Terese is a “devout Wellingtonian.” She is the Bicultural Engagement Lead Ranger at Zealandia Te Māra a Tāne where she works to “bring the Māori world view into the sanctuary space for everyone.” Terese is dedicated to “decolonising thinking” and sharing her knowledge of te ao Māori in her advocacy for nature. In fact, she volunteered in her current role for a whole year before being officially hired. She laughs, joking that this was “the ultimate interview.”

The Kaiwharawhara Awa meanders from Zealandia down to the estuary through many land uses, making legal personhood complicated. Photo: Zealandia

Although she grew up around large, dramatic rivers, this “humble stream” is special to her. “I don’t need a dramatic river to care about, humble streams are just as valid” and provide enormous potential to problem solve our human impact on te taiao in our backyards. Terese talks reverently of all the species that live in the stream. She explains that she feels it’s our collective responsibility to care for nature and all its creatures.

Listen to Terese talk about how she learned to love this humble awa.

Since March 2020, Terese has been advocating for nature through exploring a Kaiwharawhara legal personhood claim. She started the process by partnering with Professor Catherine Iorns at Te Herenga Waka Victoria University of Wellington. Terese chuckles, explaining that this relationship began when Terese saw Professor Iorns speaking at a local event. During the intermission, she quickly approached Catherine before the professor could even take a sip of tea.

“I jumped all over her and said ‘will you please help me? She agreed on the spot.”

In addition to partnering with Professor Iorns, Terese has been consulting community, iwi, and hapū to ensure community voices will shape the process.
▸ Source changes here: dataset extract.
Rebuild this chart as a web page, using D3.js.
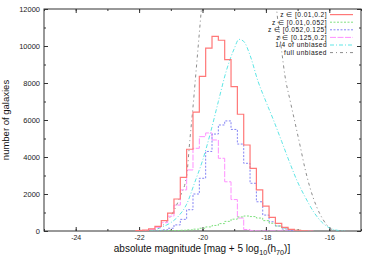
<!DOCTYPE html>
<html><head><meta charset="utf-8">
<script src="https://cdn.jsdelivr.net/npm/d3@7"></script>
<style>
html,body{margin:0;padding:0;background:#fff;}
svg{display:block;font-family:"Liberation Sans",Arial,sans-serif;}
</style></head>
<body><svg id="c" width="374" height="262"></svg>
<script>
// bin centres (0.2 mag bins)
const binCenters = [-22.0,-21.8,-21.6,-21.4,-21.2,-21.0,-20.8,-20.6,-20.4,-20.2,-20.0,-19.8,-19.6,-19.4,-19.2,-19.0,-18.8,-18.6,-18.4,-18.2,-18.0,-17.8,-17.6,-17.4,-17.2,-17.0,-16.8,-16.6];
const zAll   = [20,50,110,250,560,970,1730,2900,4420,6430,8360,9880,10520,10310,9260,7800,6310,4650,3390,2220,1350,740,415,200,90,40,10,0];
const zLow   = [0,0,0,0,5,10,20,40,60,100,150,220,300,400,520,640,760,810,780,700,560,420,270,160,80,40,15,5];
const zMid   = [0,0,5,20,60,150,330,630,1150,2000,2850,4300,5240,5730,5950,5490,4700,3660,2580,1580,860,500,270,110,40,10,0,0];
const zHigh  = [10,30,90,200,450,800,1400,2220,3300,4470,5100,5300,4920,3930,2660,1700,700,80,10,0,0,0,0,0,0,0,0,0];
const binWidth = 0.2;

// smooth curves
const quarterMag = [-21.7,-21.5,-21.25,-21.0,-20.75,-20.5,-20.25,-20.0,-19.75,-19.5,-19.25,-19.0,-18.85,-18.7,-18.5,-18.25,-18.0,-17.75,-17.5,-17.25,-17.0,-16.75,-16.5,-16.25,-16.0,-15.75,-15.5];
const quarterVal = [0,70,230,450,820,1450,2600,3800,5300,7000,8650,9850,10360,10250,9500,8100,7000,5950,4830,3700,2650,1800,1050,500,170,40,0];
const fullMag = [-21.7,-21.4,-21.13,-20.92,-20.71,-20.5,-20.4,-20.3,-20.2,-20.1,-20.0,-19.8,-19.3,-18.8,-18.3,-17.9,-17.7,-17.6,-17.5,-17.4,-17.24,-17.08,-16.92,-16.77,-16.61,-16.4,-16.19,-15.98,-15.8,-15.6];
const fullVal = [0,150,500,1040,1850,3000,4900,6700,8700,10700,12700,16500,22000,24000,21000,15500,12600,11000,9700,8400,7080,5850,4600,3400,2350,1310,600,150,30,0];

const xTicks = [-24,-22,-20,-18,-16];
const yTicks = [0,2000,4000,6000,8000,10000,12000];

const series = [
  {label:"z \u2208 [0.01,0.2]",    color:"#ff7878", dash:null,      width:1.2, vals:zAll},
  {label:"z \u2208 [0.01,0.052]",  color:"#7ee07e", dash:"2,1.5",   width:1,   vals:zLow},
  {label:"z \u2208 [0.052,0.125]", color:"#8484f4", dash:"2,1.5",   width:1,   vals:zMid},
  {label:"z \u2208 [0.125,0.2]",   color:"#ff90ff", dash:"6,1.5",   width:1,   vals:zHigh},
];
const curves = [
  {label:"1/4 of unbiased", color:"#5ee6e6", dash:"4,2,1,2", width:1, mag:quarterMag, val:quarterVal},
  {label:"full unbiased",   color:"#8c8c8c", dash:"3,3,1,3", width:1, mag:fullMag, val:fullVal},
];

const W=374,H=262, L=44, R=361, T=9, B=231;
const svg = d3.select("#c");
const x = d3.scaleLinear([-25,-15],[L,R]);
const y = d3.scaleLinear([0,12000],[B,T]);

svg.append("defs").append("clipPath").attr("id","pa")
  .append("rect").attr("x",L).attr("y",T).attr("width",R-L).attr("height",B-T);

function styleAxis(g){ g.select(".domain").remove(); g.selectAll("line").attr("stroke","#333"); g.selectAll("text").attr("fill","#222").style("font-family","Liberation Sans, Arial, sans-serif"); }
const minorX = d3.range(-25,-14,1), minorY = d3.range(0,12001,1000);
svg.append("g").attr("transform",`translate(0,${B})`).call(d3.axisBottom(x).tickValues(minorX).tickSize(-2).tickFormat("")).call(styleAxis);
svg.append("g").attr("transform",`translate(0,${T})`).call(d3.axisTop(x).tickValues(minorX).tickSize(-2).tickFormat("")).call(styleAxis);
svg.append("g").attr("transform",`translate(${L},0)`).call(d3.axisLeft(y).tickValues(minorY).tickSize(-2).tickFormat("")).call(styleAxis);
svg.append("g").attr("transform",`translate(${R},0)`).call(d3.axisRight(y).tickValues(minorY).tickSize(-2).tickFormat("")).call(styleAxis);

svg.append("g").attr("transform",`translate(0,${B})`)
  .call(d3.axisBottom(x).tickValues(xTicks).tickSize(-4).tickPadding(4).tickFormat(d=>d))
  .call(styleAxis).selectAll("text").attr("font-size",7);
svg.append("g").attr("transform",`translate(0,${T})`).call(d3.axisTop(x).tickValues(xTicks).tickSize(-4).tickFormat("")).call(styleAxis);
svg.append("g").attr("transform",`translate(${L},0)`)
  .call(d3.axisLeft(y).tickValues(yTicks).tickSize(-4).tickPadding(4).tickFormat(d=>d))
  .call(styleAxis).selectAll("text").attr("font-size",7.5);
svg.append("g").attr("transform",`translate(${R},0)`).call(d3.axisRight(y).tickValues(yTicks).tickSize(-4).tickFormat("")).call(styleAxis);

svg.append("rect").attr("x",L).attr("y",T).attr("width",R-L).attr("height",B-T)
  .attr("fill","none").attr("stroke","#333").attr("stroke-width",1);

const plot = svg.append("g").attr("clip-path","url(#pa)");

curves.forEach(c=>{
  const pts = c.mag.map((m,i)=>[m,c.val[i]]);
  plot.append("path").attr("d", d3.line().x(d=>x(d[0])).y(d=>y(d[1])).curve(d3.curveMonotoneX)(pts))
    .attr("fill","none").attr("stroke",c.color).attr("stroke-width",c.width).attr("stroke-dasharray",c.dash);
});

series.slice().reverse().forEach(s=>{
  const pts=[[binCenters[0]-binWidth/2,0]];
  binCenters.forEach((c,i)=>{ pts.push([c-binWidth/2,s.vals[i]]); pts.push([c+binWidth/2,s.vals[i]]); });
  pts.push([binCenters[binCenters.length-1]+binWidth/2,0]);
  plot.append("path").attr("d", d3.line().x(d=>x(d[0])).y(d=>y(d[1])).curve(d3.curveLinear)(pts))
    .attr("fill","none").attr("stroke",s.color).attr("stroke-width",s.width).attr("stroke-dasharray",s.dash);
});

// legend
const leg = svg.append("g");
const allL = series.concat(curves);
const rowY = [14.6,22.2,29.8,37.4,45,52.6];
allL.forEach((s,i)=>{
  leg.append("text").attr("x",327).attr("y",rowY[i]+2.4).attr("text-anchor","end")
    .attr("font-size",6.6).attr("letter-spacing",0.45).attr("fill","#111").text(s.label);
  leg.append("line").attr("x1",330).attr("x2",353).attr("y1",rowY[i]).attr("y2",rowY[i])
    .attr("stroke",s.color).attr("stroke-width",s.width).attr("stroke-dasharray",s.dash);
});

svg.append("text").attr("transform","translate(9,120) rotate(-90)").attr("text-anchor","middle")
  .attr("font-size",9.5).attr("fill","#111").text("number of galaxies");
const xl = svg.append("text").attr("x",202).attr("y",252).attr("text-anchor","middle")
  .attr("font-size",10).attr("fill","#111");
xl.append("tspan").text("absolute magnitude [mag + 5 log");
xl.append("tspan").attr("font-size",7.2).attr("dy",2.5).text("10");
xl.append("tspan").attr("dy",-2.5).text("(h");
xl.append("tspan").attr("font-size",7.2).attr("dy",2.5).text("70");
xl.append("tspan").attr("dy",-2.5).text(")]");
</script></body></html>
If the legal claim is successful, it could have huge implications for the awa.

Legal personhood would affirm te ao Māori/the Māori world view. Terese explains “culturally speaking, we view rivers as living entities.” For her, the Kaiwharawhara represents a relationship with “an elderly aunt or an elderly nan, that I go and visit, check on and I care about her health.” “Enshrining that idea” of personhood in the law would be validating and transformative “for both Māori and non-Māori.” In fact, the Kaiwharawhara would be the first legal personhood claim that is “an all of community request, rather than a tribal one based around Te Tiriti o Waitangi settlements.” “It’s therefore unprecedented” and would provide a legal structure for both Māori and treaty partners to “co-voice the Kaiwharawhara” together.
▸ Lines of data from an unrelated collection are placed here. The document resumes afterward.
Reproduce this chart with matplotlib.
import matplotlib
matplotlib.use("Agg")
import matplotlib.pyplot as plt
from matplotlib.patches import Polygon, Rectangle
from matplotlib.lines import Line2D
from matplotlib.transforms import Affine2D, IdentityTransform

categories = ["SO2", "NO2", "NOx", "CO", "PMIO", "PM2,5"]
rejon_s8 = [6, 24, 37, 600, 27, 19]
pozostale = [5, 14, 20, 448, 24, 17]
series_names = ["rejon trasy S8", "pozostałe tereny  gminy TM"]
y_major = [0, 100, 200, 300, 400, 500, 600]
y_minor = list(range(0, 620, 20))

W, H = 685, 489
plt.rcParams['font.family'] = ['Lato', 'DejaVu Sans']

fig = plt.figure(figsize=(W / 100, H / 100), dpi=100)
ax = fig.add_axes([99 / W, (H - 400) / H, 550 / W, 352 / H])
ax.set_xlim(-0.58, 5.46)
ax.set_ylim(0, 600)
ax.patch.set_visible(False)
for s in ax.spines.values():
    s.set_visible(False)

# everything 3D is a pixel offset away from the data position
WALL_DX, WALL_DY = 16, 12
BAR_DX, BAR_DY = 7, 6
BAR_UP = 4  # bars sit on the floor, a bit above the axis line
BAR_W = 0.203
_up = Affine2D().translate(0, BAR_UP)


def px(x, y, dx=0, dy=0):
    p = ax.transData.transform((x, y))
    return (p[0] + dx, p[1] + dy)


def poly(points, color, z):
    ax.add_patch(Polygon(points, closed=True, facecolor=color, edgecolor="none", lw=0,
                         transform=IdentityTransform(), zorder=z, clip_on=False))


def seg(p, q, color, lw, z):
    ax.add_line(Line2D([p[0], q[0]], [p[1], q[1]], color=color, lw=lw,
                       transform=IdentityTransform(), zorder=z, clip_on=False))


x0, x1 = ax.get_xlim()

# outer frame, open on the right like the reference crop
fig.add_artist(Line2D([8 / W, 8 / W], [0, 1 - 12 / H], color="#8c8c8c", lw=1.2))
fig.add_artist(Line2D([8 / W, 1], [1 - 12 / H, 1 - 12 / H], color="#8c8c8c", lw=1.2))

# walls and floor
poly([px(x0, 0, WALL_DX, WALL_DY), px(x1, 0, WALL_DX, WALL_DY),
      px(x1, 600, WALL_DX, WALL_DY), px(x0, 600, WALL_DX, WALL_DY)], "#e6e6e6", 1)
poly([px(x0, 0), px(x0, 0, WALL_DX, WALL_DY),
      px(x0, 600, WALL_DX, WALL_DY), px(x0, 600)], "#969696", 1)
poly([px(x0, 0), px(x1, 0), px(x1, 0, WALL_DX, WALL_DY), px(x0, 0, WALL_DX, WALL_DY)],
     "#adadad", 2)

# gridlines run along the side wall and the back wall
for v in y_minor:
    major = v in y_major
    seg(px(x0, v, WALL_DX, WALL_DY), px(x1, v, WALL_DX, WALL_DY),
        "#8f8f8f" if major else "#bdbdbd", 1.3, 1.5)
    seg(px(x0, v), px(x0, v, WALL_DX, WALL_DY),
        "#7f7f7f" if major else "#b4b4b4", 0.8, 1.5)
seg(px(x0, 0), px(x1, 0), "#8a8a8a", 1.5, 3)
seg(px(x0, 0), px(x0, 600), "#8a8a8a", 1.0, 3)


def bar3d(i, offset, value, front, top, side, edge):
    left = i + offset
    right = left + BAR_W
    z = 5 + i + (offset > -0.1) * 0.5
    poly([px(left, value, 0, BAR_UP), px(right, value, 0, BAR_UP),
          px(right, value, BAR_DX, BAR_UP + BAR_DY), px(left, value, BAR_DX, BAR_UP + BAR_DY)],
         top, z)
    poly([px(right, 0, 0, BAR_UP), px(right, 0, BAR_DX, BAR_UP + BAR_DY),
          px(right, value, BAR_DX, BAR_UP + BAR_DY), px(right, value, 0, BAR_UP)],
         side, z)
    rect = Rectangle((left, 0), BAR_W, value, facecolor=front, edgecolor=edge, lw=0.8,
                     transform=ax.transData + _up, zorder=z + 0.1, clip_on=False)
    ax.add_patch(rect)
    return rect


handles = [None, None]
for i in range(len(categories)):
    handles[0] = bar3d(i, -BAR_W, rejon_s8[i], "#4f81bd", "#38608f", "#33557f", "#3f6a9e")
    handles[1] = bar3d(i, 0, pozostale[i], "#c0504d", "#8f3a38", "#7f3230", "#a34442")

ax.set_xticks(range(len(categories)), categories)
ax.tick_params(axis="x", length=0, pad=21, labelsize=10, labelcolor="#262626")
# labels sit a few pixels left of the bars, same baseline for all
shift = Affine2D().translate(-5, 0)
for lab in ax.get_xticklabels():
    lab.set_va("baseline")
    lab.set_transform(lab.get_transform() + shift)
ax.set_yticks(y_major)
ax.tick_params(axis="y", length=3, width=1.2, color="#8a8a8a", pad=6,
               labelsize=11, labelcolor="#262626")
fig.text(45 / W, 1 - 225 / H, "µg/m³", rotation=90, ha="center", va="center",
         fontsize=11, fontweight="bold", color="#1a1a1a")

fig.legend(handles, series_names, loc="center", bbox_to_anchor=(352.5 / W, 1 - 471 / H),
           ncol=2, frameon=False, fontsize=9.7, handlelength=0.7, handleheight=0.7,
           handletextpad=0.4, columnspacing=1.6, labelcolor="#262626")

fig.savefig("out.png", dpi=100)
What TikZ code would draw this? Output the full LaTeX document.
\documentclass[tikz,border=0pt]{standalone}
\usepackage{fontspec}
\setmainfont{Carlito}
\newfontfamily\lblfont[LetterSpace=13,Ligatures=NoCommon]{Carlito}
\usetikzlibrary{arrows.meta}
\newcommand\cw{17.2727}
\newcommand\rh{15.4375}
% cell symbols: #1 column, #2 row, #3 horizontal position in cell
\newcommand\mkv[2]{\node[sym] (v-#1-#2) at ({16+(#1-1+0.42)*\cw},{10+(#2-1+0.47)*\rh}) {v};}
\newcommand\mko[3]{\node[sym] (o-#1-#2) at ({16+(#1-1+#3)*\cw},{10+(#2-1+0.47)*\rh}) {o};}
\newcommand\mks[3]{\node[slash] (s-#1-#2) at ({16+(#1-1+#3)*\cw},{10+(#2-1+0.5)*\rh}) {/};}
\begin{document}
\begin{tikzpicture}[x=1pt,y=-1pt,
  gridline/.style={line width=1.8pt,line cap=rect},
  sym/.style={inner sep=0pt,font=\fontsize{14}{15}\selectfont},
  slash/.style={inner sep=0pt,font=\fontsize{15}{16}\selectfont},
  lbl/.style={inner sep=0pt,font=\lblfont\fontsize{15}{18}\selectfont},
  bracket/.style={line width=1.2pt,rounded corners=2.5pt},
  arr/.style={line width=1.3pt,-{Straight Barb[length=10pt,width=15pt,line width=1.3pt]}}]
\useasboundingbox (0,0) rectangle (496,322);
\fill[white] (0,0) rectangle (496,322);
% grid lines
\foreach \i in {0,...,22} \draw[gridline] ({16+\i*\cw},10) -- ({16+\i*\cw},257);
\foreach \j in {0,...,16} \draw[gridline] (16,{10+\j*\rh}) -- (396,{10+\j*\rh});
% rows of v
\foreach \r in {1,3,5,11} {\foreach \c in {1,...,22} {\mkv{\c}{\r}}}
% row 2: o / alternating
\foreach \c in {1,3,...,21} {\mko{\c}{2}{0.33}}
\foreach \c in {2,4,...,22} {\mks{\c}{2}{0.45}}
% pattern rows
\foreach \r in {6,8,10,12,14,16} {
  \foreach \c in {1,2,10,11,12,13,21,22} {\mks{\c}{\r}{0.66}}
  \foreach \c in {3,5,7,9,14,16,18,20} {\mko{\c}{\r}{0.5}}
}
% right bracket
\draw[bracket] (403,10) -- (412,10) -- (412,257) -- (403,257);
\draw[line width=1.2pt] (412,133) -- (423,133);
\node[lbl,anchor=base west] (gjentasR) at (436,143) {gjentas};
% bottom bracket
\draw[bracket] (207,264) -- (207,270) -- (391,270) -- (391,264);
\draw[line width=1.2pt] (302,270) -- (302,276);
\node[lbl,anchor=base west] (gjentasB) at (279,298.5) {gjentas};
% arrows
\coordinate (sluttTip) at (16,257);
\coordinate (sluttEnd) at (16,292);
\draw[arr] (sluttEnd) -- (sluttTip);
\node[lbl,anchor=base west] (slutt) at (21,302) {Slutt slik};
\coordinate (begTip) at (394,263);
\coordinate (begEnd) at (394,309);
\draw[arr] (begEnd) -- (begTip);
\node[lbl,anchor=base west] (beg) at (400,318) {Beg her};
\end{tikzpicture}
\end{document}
But the process hasn’t come without its challenges. Firstly, the Kaiwharawhara crosses many property boundaries and land uses. “When the awa flows outside of the fence, it goes through complex suburban environments, complex industrial environments, and encounters different negative human activity and impact” along the way. Legal processes for landscapes like this are incredibly complex and lengthy. Terese can sometimes get demoralised when people demand that it happen quickly. “Time, energy, and resources” are always few and far between, so the process requires endurance, stamina, and patience. “Whanganui took generations, I hope that this doesn’t and that the work done by the Whanganui and Tūhoe Iwi have given the processes some expediency.”
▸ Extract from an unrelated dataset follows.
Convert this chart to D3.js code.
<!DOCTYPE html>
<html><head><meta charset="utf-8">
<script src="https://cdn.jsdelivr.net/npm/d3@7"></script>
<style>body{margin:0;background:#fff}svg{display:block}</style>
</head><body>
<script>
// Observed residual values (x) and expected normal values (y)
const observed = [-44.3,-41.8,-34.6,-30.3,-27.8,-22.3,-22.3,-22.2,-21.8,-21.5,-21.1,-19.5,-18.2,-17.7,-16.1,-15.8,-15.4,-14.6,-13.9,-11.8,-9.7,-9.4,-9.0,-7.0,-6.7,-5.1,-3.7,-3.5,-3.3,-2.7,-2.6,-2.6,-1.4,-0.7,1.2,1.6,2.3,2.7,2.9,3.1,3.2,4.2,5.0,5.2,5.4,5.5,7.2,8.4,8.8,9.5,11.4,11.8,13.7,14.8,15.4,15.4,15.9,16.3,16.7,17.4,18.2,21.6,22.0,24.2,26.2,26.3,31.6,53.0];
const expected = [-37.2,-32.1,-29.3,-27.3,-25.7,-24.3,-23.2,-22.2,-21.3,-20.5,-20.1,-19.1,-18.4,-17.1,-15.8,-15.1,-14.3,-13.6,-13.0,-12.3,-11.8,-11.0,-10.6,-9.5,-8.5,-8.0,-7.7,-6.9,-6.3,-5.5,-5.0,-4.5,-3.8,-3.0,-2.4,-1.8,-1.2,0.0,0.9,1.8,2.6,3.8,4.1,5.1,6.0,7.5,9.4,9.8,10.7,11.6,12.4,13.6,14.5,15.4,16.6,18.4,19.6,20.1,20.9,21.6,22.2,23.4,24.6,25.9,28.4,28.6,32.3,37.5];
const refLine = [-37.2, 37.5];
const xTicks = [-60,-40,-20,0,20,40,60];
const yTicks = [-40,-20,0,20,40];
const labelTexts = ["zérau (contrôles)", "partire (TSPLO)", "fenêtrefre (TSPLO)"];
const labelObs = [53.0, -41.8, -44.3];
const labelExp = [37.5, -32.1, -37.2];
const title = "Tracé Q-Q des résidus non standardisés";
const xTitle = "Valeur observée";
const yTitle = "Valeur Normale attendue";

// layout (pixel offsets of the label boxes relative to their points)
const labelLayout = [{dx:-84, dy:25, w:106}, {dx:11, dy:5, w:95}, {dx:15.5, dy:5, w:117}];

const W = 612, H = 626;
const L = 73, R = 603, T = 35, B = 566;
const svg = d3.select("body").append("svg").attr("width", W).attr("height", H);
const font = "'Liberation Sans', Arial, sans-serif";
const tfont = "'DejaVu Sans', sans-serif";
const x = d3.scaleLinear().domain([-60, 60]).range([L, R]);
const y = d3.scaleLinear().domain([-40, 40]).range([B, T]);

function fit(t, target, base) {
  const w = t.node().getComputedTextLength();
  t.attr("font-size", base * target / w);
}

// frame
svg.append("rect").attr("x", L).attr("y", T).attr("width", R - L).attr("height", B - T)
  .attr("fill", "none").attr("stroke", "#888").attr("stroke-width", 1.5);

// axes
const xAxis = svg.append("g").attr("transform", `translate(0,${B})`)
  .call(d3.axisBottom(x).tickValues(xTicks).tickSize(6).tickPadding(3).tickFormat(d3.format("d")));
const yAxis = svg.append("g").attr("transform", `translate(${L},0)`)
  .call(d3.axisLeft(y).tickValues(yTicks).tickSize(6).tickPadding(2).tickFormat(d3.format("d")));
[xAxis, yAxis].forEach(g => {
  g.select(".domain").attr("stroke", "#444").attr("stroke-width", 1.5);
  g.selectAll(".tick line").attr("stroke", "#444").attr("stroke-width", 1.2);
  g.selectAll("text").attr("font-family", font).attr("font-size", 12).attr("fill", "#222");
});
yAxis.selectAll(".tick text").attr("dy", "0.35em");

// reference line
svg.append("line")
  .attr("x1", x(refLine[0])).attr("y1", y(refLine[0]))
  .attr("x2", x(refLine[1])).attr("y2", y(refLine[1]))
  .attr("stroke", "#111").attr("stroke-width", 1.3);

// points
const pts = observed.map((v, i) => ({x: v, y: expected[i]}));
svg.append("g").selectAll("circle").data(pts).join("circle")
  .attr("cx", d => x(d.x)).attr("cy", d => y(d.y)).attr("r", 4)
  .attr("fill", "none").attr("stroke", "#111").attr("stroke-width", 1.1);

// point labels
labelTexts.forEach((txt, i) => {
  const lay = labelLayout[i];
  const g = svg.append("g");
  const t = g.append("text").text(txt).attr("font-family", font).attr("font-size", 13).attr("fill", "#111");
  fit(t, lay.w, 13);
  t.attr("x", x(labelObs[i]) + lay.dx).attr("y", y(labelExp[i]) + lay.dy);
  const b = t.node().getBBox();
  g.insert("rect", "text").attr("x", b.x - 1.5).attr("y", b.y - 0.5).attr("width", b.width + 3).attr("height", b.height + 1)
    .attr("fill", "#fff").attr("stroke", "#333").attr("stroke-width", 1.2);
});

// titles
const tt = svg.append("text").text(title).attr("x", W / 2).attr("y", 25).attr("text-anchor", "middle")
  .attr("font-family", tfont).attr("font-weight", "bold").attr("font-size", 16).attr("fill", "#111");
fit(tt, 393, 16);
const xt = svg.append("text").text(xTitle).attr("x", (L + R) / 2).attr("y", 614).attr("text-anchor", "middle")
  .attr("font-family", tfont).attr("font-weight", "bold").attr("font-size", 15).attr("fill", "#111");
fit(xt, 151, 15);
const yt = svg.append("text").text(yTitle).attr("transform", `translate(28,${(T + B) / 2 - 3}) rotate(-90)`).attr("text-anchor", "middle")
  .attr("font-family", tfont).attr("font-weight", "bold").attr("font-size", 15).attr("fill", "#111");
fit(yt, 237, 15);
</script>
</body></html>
Despite these challenges, she is hopeful that Wellingtonians can all play a part in advocating for the Kaiwharawhara to have a voice. “Wellingtonians with proximity to the awa are some of our biggest advocates.” Whether it’s predator trapping, litter pickups, or driving less, Terese encourages every local to take action to care for the awa.

Even early in the process, Terese is heartened by how the legal personhood process has driven the whole community to get engaged. Not only has it “shone a spotlight on the Kaiwharawhara continuously,” but it also has shown the whole world watching that Wellingtonians truly “mean business” when it comes to caring for our rivers and streams.